Either fifty thousand, or nothing.
That depended on how soon he reached Ancibel Key. He had caught a microwave message back there in the predawn over Great Swamp, and he had been pushing his ship to top speed ever since. He had also been muttering angrily, kicking the ship along her course, cursing her and Loki planet and mankind in general, after the fashion of men who are much alone and talk to themselves for company.

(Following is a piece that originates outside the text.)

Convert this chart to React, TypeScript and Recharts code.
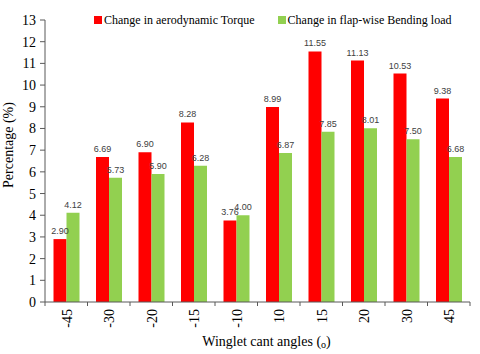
import { Bar, BarChart, Label, LabelList, Legend, XAxis, YAxis } from "recharts";

// Winglet cant angle study: % change in torque and flap-wise bending load
// per cant angle. Values read off the data labels of the original figure.
const ANGLES = ["-45", "-30", "-20", "-15", "-10", "10", "15", "20", "30", "45"];
const TORQUE = [2.9, 6.69, 6.9, 8.28, 3.76, 8.99, 11.55, 11.13, 10.53, 9.38];
const BENDING = [4.12, 5.73, 5.9, 6.28, 4.0, 6.87, 7.85, 8.01, 7.5, 6.68];
const Y_TICKS = [0, 1, 2, 3, 4, 5, 6, 7, 8, 9, 10, 11, 12, 13];

const SERIES = [
  { key: "torque", name: "Change in aerodynamic Torque", color: "#ff0000" },
  { key: "bending", name: "Change in flap-wise Bending load", color: "#92d050" },
];

const data = ANGLES.map((angle, i) => ({
  angle,
  torque: TORQUE[i],
  bending: BENDING[i],
}));

const W = 480;
const H = 354;
const MARGIN = { top: 0, right: 10, bottom: 0, left: 0 };
const Y_W = 45;
const PLOT_W = W - MARGIN.left - MARGIN.right - Y_W;
const BAND = PLOT_W / ANGLES.length;

const SERIF = "'Liberation Serif', 'Times New Roman', serif";
const AXIS = "#595959";

// Excel-style category axis: tick marks sit between categories, labels rotated.
function AngleTick(props: any) {
  const { x, y, payload, index } = props;
  const half = BAND / 2;
  const ly = y + 7;
  return (
    <g>
      <line x1={x - half} x2={x - half} y1={y} y2={y + 4} stroke={AXIS} />
      {index === ANGLES.length - 1 && (
        <line x1={x + half} x2={x + half} y1={y} y2={y + 4} stroke={AXIS} />
      )}
      <text
        x={x + 1}
        y={ly}
        transform={`rotate(-90 ${x + 1} ${ly})`}
        textAnchor="end"
        dominantBaseline="central"
        fontFamily={SERIF}
        fontSize={14}
        fill="#000"
      >
        {payload.value}
      </text>
    </g>
  );
}

function LegendRow() {
  return (
    <div
      style={{
        display: "flex",
        flexWrap: "nowrap",
        paddingLeft: 94,
        gap: 23,
        fontFamily: SERIF,
        fontSize: 12,
        lineHeight: "20px",
        whiteSpace: "nowrap",
      }}
    >
      {SERIES.map((s) => (
        <span key={s.key} style={{ display: "inline-flex", alignItems: "center", gap: 2, flexShrink: 0 }}>
          <span style={{ display: "inline-block", width: 8, height: 8, background: s.color }} />
          {s.name}
        </span>
      ))}
    </div>
  );
}

export default function App() {
  return (
    <div style={{ position: "absolute", left: 0, top: 0, width: W, height: H, background: "#fff" }}>
      <BarChart width={W} height={H} data={data} margin={MARGIN} barCategoryGap="20%" barGap={0}>
        <Legend
          verticalAlign="top"
          align="left"
          height={20}
          wrapperStyle={{ top: 10, left: 0, width: W }}
          content={() => <LegendRow />}
        />
        <XAxis
          dataKey="angle"
          interval={0}
          height={52}
          tickSize={0}
          tickMargin={0}
          tickLine={false}
          axisLine={{ stroke: AXIS }}
          tick={<AngleTick />}
        >
          <Label
            content={(p: any) => {
              const vb = p.viewBox;
              const cx = vb.x + vb.width / 2 + 9;
              return (
                <text x={cx} y={346} textAnchor="middle" fontFamily={SERIF} fontSize={14} fill="#000">
                  Winglet cant angles (
                  <tspan fontSize={10} dy={2}>o</tspan>
                  <tspan dy={-2}>)</tspan>
                </text>
              );
            }}
          />
        </XAxis>
        <YAxis
          type="number"
          domain={[0, 13]}
          ticks={Y_TICKS}
          interval={0}
          width={Y_W}
          tickSize={5}
          tickMargin={4}
          axisLine={{ stroke: AXIS }}
          tickLine={{ stroke: AXIS }}
          tick={{ fontFamily: SERIF, fontSize: 14, fill: "#000" }}
        >
          <Label
            content={(p: any) => {
              const vb = p.viewBox;
              const cy = vb.y + vb.height / 2 - 16;
              return (
                <text
                  x={13}
                  y={cy}
                  transform={`rotate(-90 13 ${cy})`}
                  textAnchor="middle"
                  fontFamily={SERIF}
                  fontSize={14}
                  fill="#000"
                >
                  Percentage (%)
                </text>
              );
            }}
          />
        </YAxis>
        {SERIES.map((s) => (
          <Bar key={s.key} dataKey={s.key} name={s.name} fill={s.color} isAnimationActive={false}>
            <LabelList
              dataKey={s.key}
              position="top"
              offset={5}
              fontSize={9}
              fontFamily="'Liberation Sans', Arial, sans-serif"
              fill="#404040"
              formatter={(v: any) => Number(v).toFixed(2)}
            />
          </Bar>
        ))}
      </BarChart>
    </div>
  );
}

Radar patterns pulsed noiselessly across the screen before him, and ahead under a blanket of morning fog he knew Ancibel Key lay sprawled. Around the edges of the fog he could see the telltale marks of civilization spread out upon the soil of Loki—carbon-blacked fields with neat straight roads between them, racks of orchards checkering the sides of valleys he remembered wild and lonely. He thought of old days not very long ago, when he had hunted the bearded Harvester bulls across these meadows and trapped sehft-rats where the orchards grew.
The sky was a little soiled already, above Ancibel Settlement. Morgan wrinkled his lean, leather face and spat.
"People!" he said with fierce contempt to the pulse of the radar pattern. "Settlers! Scum!"
Behind him in the clear morning the vapor-trail of his journey swept in one enormous plume clear back to the horizon, back over Wild Valley, over Lookout Peak and Nancy Lake and the Harvester Range. He decelerated above the invisible landing field, and the soft gray fog closed over him. The plume of the passage he had scrawled over half a planet dissipated slowly above the peaks and the lakes that had been his alone for a long time now, grew dim and broad, and vanished.
-
Morgan stamped into the assay office with a carboy of sehft swashing on his shoulder. He moved in a haze of cinnamon. The assay office was also general store, now. Morgan scowled around the too-neat shelves, the laden bins and labeled barrels. Toward the back a red-headed youngster with the dark tan of Mars on his freckled face was waiting on—yes, Morgan looked twice to make sure—a parson. A parson on Loki!
The Mars-tanned boy was belted into a slick silver apron. So was the storekeeper himself. Suppressing a snort of contempt, Morgan gazed past the heavy, bent shoulders of a settler in brown knitted orlon and met the keen and faded blue eyes of Warburg, assay agent turned storekeep.